Sunday, January 29, 2012

Intellectual Progress: the Middle Ages

Historians know that lots of cliches and stereotypes are promoted by “High School Platitudes” – a series inaccurate oversimplifications diffused by mediocre textbooks. Such mistaken ideas have formed the common wisdom of society, and left millions with erroneous notions of the past. Such is the case with the Middle Ages.

Professor Anthony Esolen wants to

set the record straight. From 962 (the crowning of Otto the Great as Holy Roman Emperor) to 1321 (the death of Dante), Europe enjoyed one of the most magnificent flourishing of culture the world has seen. In some ways it was the most magnificent. And this was not despite the fact that the daily tolling of the church bells provided the rhythm of men’s lives, but because of it. Because the people believed they lived in a comic world, that is a world redeemed from sin, wherein the Savior had triumphed over darkness and death, they could love that world aright. They were pilgrims at heart, who yet passionately loved their native lands, their town walls, their hillsides, their many colorful festivals, their local food and drink. They enjoyed the freedom of hope. They were not pressed to death with the urgency to create a heaven upon earth, a longing that ends in despair.
Professor Esolen indicates that what we call the Middle Ages was a dynamic burst of creativity – in mathematics, natural sciences, music, painting, poetry, and other fields – fueled by a sense of hope and optimism. The Middle Ages notably lacked utopian schemes; such thought, while intended to bring hope, inevitably creates despondency, because it places upon the people the burden of making possible something which is impossible, and because such schemes are always fated to fail.
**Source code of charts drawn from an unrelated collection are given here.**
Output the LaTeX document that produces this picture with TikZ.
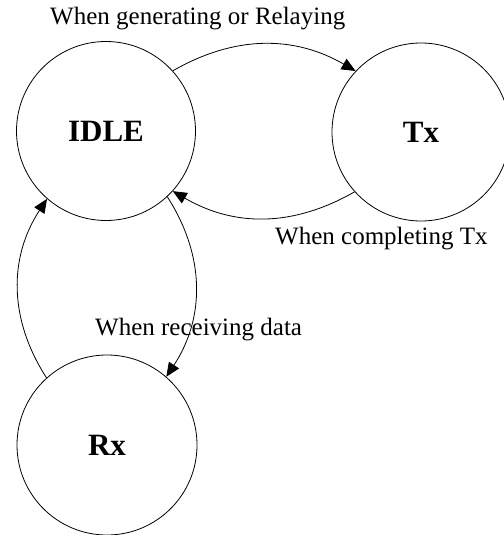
\documentclass[tikz,border=0pt]{standalone}
\usepackage{fontspec}
\setmainfont{Liberation Serif}
\usetikzlibrary{arrows.meta}
\begin{document}
\begin{tikzpicture}[x=1pt,y=1pt,
  state/.style={draw,circle,line width=0.8pt,inner sep=0pt,minimum size=#1,font=\fontsize{31}{36}\selectfont\bfseries},
  trans/.style={line width=0.8pt,-{Triangle[length=14pt,width=12pt]}},
  lbl/.style={anchor=base west,inner sep=0pt,font=\fontsize{25}{30}\selectfont}]
\useasboundingbox (0,0) rectangle (503,-535);
\node[state=179pt] (idle) at (106,-131) {IDLE};
\node[state=178pt] (tx) at (421,-132) {Tx};
\node[state=180pt] (rx) at (107,-445) {Rx};
\draw[trans] (idle.42) to[bend left=30] (tx.137);
\draw[trans] (tx.222) to[bend left=30] (idle.-42);
\draw[trans] (idle.-47) to[bend left=33] (rx.49);
\draw[trans] (rx.132) to[bend left=33] (idle.229);
\node[lbl] (l1) at (50,-25) {When generating or Relaying};
\node[lbl] (l2) at (275,-244) {When completing Tx};
\node[lbl] (l3) at (95,-335) {When receiving data};
\end{tikzpicture}
\end{document}
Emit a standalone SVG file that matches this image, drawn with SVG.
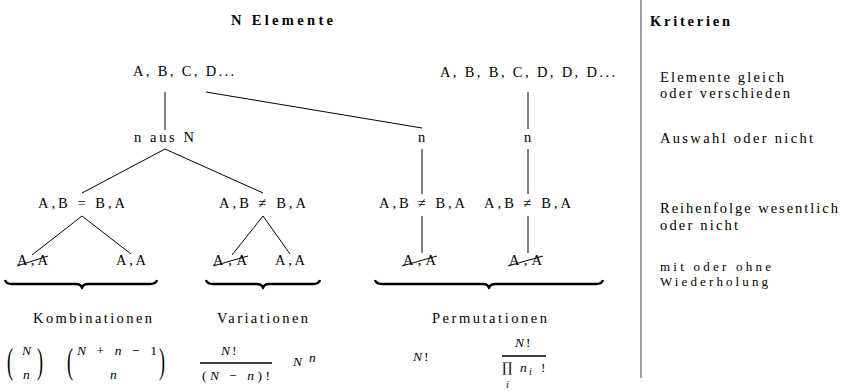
<svg xmlns="http://www.w3.org/2000/svg" width="843" height="392" viewBox="0 0 843 392">
<style>
.t{font-family:"Liberation Serif","DejaVu Serif",serif;font-size:14.5px;fill:#000}
.b{font-weight:bold}
.m{font-family:"Liberation Serif","DejaVu Serif",serif;font-size:13.5px;font-style:italic;fill:#000}
.u{font-style:normal}
.s{font-size:10px}
.l{stroke:#000;stroke-width:1;fill:none}
.br{stroke:#000;stroke-width:2.4;fill:none;stroke-linejoin:round}
.fr{stroke:#000;stroke-width:1.6}
.par{font-family:"Liberation Serif","DejaVu Serif",serif;font-size:36px;fill:#000}
</style>
<rect width="843" height="392" fill="#fff"/>

<g id="connectors">
  <line class="l" x1="165" y1="92" x2="165" y2="130"/>
  <line class="l" x1="206" y1="92" x2="422" y2="128"/>
  <line class="l" x1="528" y1="92" x2="528" y2="129"/>
  <line class="l" x1="165" y1="149" x2="82" y2="193"/>
  <line class="l" x1="165" y1="149" x2="263" y2="193"/>
  <line class="l" x1="422" y1="149" x2="422" y2="194"/>
  <line class="l" x1="528" y1="149" x2="528" y2="194"/>
  <line class="l" x1="82" y1="216" x2="32" y2="255"/>
  <line class="l" x1="82" y1="216" x2="131" y2="254"/>
  <line class="l" x1="263" y1="216" x2="232" y2="255"/>
  <line class="l" x1="263" y1="216" x2="290" y2="254"/>
  <line class="l" x1="422" y1="216" x2="422" y2="253"/>
  <line class="l" x1="528" y1="216" x2="528" y2="253"/>
</g>

<g id="title">
  <text class="t b" x="231" y="25" textLength="102" lengthAdjust="spacing">N Elemente</text>
</g>

<g id="root1"><text class="t" x="133" y="76" textLength="101" lengthAdjust="spacing">A, B, C, D...</text></g>
<g id="root2"><text class="t" x="440" y="77" textLength="175" lengthAdjust="spacing">A, B, B, C, D, D, D...</text></g>

<g id="naus"><text class="t" x="134" y="142" textLength="60" lengthAdjust="spacing">n aus N</text></g>
<g id="n1"><text class="t" x="418" y="142">n</text></g>
<g id="n2"><text class="t" x="524" y="142">n</text></g>

<g id="komb-eq"><text class="t" x="38" y="208" textLength="87" lengthAdjust="spacing">A,B = B,A</text></g>
<g id="var-neq"><text class="t" x="219" y="208" textLength="87" lengthAdjust="spacing">A,B ≠ B,A</text></g>
<g id="perm-neq1"><text class="t" x="379" y="208" textLength="86" lengthAdjust="spacing">A,B ≠ B,A</text></g>
<g id="perm-neq2"><text class="t" x="484" y="208" textLength="87" lengthAdjust="spacing">A,B ≠ B,A</text></g>

<g id="leaf1"><text class="t" x="17" y="265" textLength="31" lengthAdjust="spacing">A,A</text><line class="l" x1="17" y1="266" x2="48" y2="256"/></g>
<g id="leaf2"><text class="t" x="116" y="265" textLength="30" lengthAdjust="spacing">A,A</text></g>
<g id="leaf3"><text class="t" x="213" y="265" textLength="34" lengthAdjust="spacing">A,A</text><line class="l" x1="213" y1="266" x2="248" y2="256"/></g>
<g id="leaf4"><text class="t" x="275" y="265" textLength="30" lengthAdjust="spacing">A,A</text></g>
<g id="leaf5"><text class="t" x="403" y="265" textLength="33" lengthAdjust="spacing">A,A</text><line class="l" x1="402" y1="266" x2="437" y2="256"/></g>
<g id="leaf6"><text class="t" x="509" y="265" textLength="33" lengthAdjust="spacing">A,A</text><line class="l" x1="508" y1="266" x2="543" y2="256"/></g>

<g id="braces">
  <path class="br" d="M5,280 Q6,284 12,284 L76,284 Q81,284 82,288 Q83,284 88,284 L150,284 Q156,284 157,280"/>
  <path class="br" d="M206,280 Q207,284 213,284 L257,284 Q262,284 263,288 Q264,284 269,284 L313,284 Q319,284 320,280"/>
  <path class="br" d="M375,280 Q376,284 382,284 L483,284 Q488,284 489,288 Q490,284 495,284 L596,284 Q602,284 603,280"/>
</g>

<g id="kombinationen"><text class="t" x="33" y="323" textLength="119" lengthAdjust="spacing">Kombinationen</text></g>
<g id="variationen"><text class="t" x="217" y="323" textLength="91" lengthAdjust="spacing">Variationen</text></g>
<g id="permutationen"><text class="t" x="432" y="323" textLength="115" lengthAdjust="spacing">Permutationen</text></g>

<g id="f-binom1">
  <text class="par" transform="translate(7,373) scale(0.5,1)">(</text>
  <text class="m" x="22" y="355">N</text>
  <text class="m" x="23" y="379">n</text>
  <text class="par" transform="translate(37,373) scale(0.5,1)">)</text>
</g>
<g id="f-binom2">
  <text class="par" transform="translate(67,373) scale(0.5,1)">(</text>
  <text class="m" x="77" y="355" textLength="80" lengthAdjust="spacing">N<tspan class="u"> + </tspan>n<tspan class="u"> − 1</tspan></text>
  <text class="m" x="110" y="379">n</text>
  <text class="par" transform="translate(159,373) scale(0.5,1)">)</text>
</g>
<g id="f-var1">
  <text class="m" x="221" y="355">N<tspan class="u" dx="2">!</tspan></text>
  <line class="fr" x1="200" y1="363" x2="272" y2="363"/>
  <text class="m" x="202" y="380" textLength="68" lengthAdjust="spacing"><tspan class="u">(</tspan>N<tspan class="u"> − </tspan>n<tspan class="u">)!</tspan></text>
</g>
<g id="f-var2">
  <text class="m" x="293" y="366">N</text>
  <text class="m" x="309" y="362" font-size="12">n</text>
</g>
<g id="f-perm1">
  <text class="m" x="413" y="361">N<tspan class="u" dx="2">!</tspan></text>
</g>
<g id="f-perm2">
  <text class="m" x="515" y="347">N<tspan class="u" dx="2">!</tspan></text>
  <line class="fr" x1="502" y1="356" x2="546" y2="356"/>
  <text x="502" y="372" font-family="DejaVu Serif, serif" font-size="13">∏</text>
  <text class="m" x="520" y="372">n</text>
  <text class="m s" x="529" y="375">i</text>
  <text class="m" x="541" y="372"><tspan class="u">!</tspan></text>
  <text class="m s" x="506" y="388">i</text>
</g>

<g id="separator">
  <line x1="641" y1="0" x2="641" y2="378" stroke="#808080" stroke-width="1.5"/>
</g>

<g id="criteria">
  <text class="t b" x="650" y="26" textLength="80" lengthAdjust="spacing">Kriterien</text>
  <text class="t" x="660" y="82" textLength="124" lengthAdjust="spacing">Elemente gleich</text>
  <text class="t" x="660" y="98" textLength="130" lengthAdjust="spacing">oder verschieden</text>
  <text class="t" x="660" y="143" textLength="153" lengthAdjust="spacing">Auswahl oder nicht</text>
  <text class="t" x="660" y="213" textLength="178" lengthAdjust="spacing">Reihenfolge wesentlich</text>
  <text class="t" x="660" y="230" textLength="78" lengthAdjust="spacing">oder nicht</text>
  <text class="t" x="660" y="271" font-size="13" style="font-size:13px" textLength="111" lengthAdjust="spacing">mit oder ohne</text>
  <text class="t" x="660" y="286" style="font-size:13px" textLength="108" lengthAdjust="spacing">Wiederholung</text>
</g>
</svg>
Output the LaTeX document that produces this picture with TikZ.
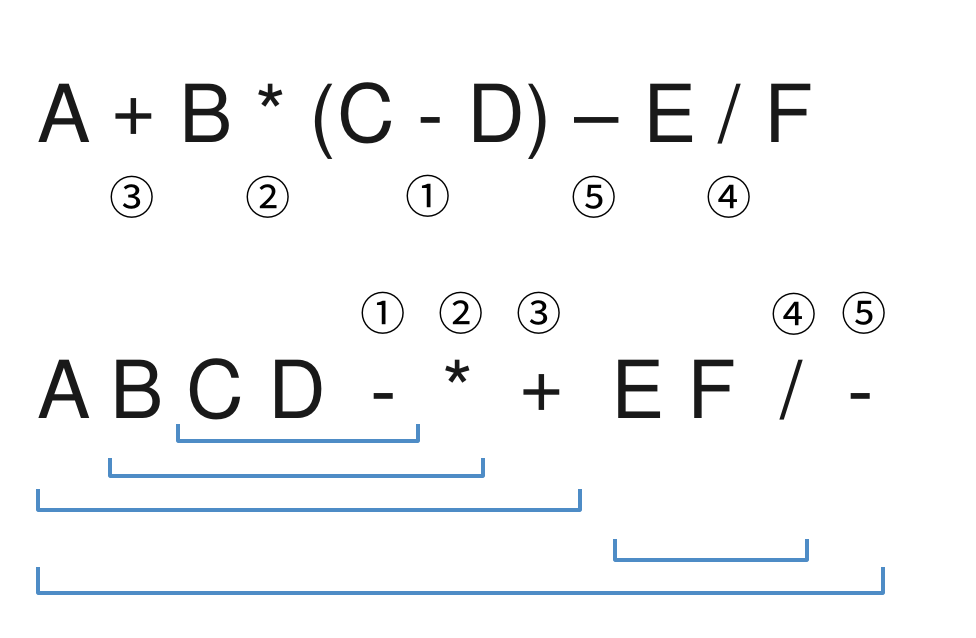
\documentclass[tikz,border=0pt]{standalone}
\usepackage{fontspec}
\setmainfont{TeX Gyre Heros}
\newfontfamily\symfont{TeX Gyre Heros}
\newfontfamily\circfont{Noto Sans CJK JP}
\begin{document}
\begin{tikzpicture}[x=0.75pt,y=-0.75pt,
  sym/.style={inner sep=0pt,anchor=base,text=black!90,font=\symfont\fontsize{60}{60}\selectfont},
  circnum/.style={inner sep=0pt,anchor=center,font=\circfont\fontsize{34}{34}\selectfont},
  brk/.style={draw={rgb,255:red,78;green,140;blue,198},line width=2.4pt,line join=round}]
\useasboundingbox (0,0) rectangle (976,638);
% top expression
\node[sym] (t1) at (64,143) {A};
\node[sym] (t2) at (134,137) {+};
\node[sym] (t3) at (206,143) {B};
\node[sym] (t4) at (271,143) {*};
\node[sym] (t5) at (323,143) {(};
\node[sym] (t6) at (366,143) {C};
\node[sym] (t7) at (431,143) {-};
\node[sym] (t8) at (496,143) {D};
\node[sym] (t9) at (539,143) {)};
\node[sym] (t10) at (597,143) {–};
\node[sym] (t11) at (670,143) {E};
\node[sym] (t12) at (730,143) {/};
\node[sym] (t13) at (789,143) {F};
% top order numbers
\node[circnum] (c3) at (132,197) {③};
\node[circnum] (c2) at (268,197) {②};
\node[circnum] (c1) at (428,196) {①};
\node[circnum] (c5) at (594,197) {⑤};
\node[circnum] (c4) at (729,197) {④};
% postfix
\node[sym] (p1) at (64,418) {A};
\node[sym] (p2) at (137,418) {B};
\node[sym] (p3) at (215,418) {C};
\node[sym] (p4) at (297,418) {D};
\node[sym] (p5) at (384,418) {-};
\node[sym] (p6) at (458,418) {*};
\node[sym] (p7) at (542,412) {+};
\node[sym] (p8) at (638,418) {E};
\node[sym] (p9) at (712,418) {F};
\node[sym] (p10) at (792,418) {/};
\node[sym] (p11) at (861,418) {-};
% postfix order numbers
\node[circnum] (d1) at (383,313) {①};
\node[circnum] (d2) at (461,313) {②};
\node[circnum] (d3) at (539,313) {③};
\node[circnum] (d4) at (794,314) {④};
\node[circnum] (d5) at (864,313) {⑤};
% brackets
\draw[brk] (178,424) -- (178,441) -- (418,441) -- (418,424);
\draw[brk] (110,458) -- (110,476) -- (483,476) -- (483,458);
\draw[brk] (38,489) -- (38,510) -- (580,510) -- (580,489);
\draw[brk] (615,539) -- (615,560) -- (807,560) -- (807,539);
\draw[brk] (38,567) -- (38,593) -- (883,593) -- (883,567);
\end{tikzpicture}
\end{document}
More common was a realism which acknowledged that the world wasn’t perfect, and couldn’t be made perfect, but that it could be made better. This realism, and the notion of an afterlife, bred optimism.

The Middle Ages gave birth to the age of exploration around the year 1000 A.D., as Lief Ericson arrived in North America. Shortly after 476 A.D., Boethius translated Aristotle’s works for Europe. Around 800 A.D., the church commissioned artists to paint scenes from Homer inside the monastery’s sanctuary at Corvey, where books by Tacitus were being copied by monks. Around 850 A.D., the Irish philosopher John Scotus Eriugena was busy translating Greek literature and philosophy. In sum, the early Middle Ages were a time in intense intellectual activity.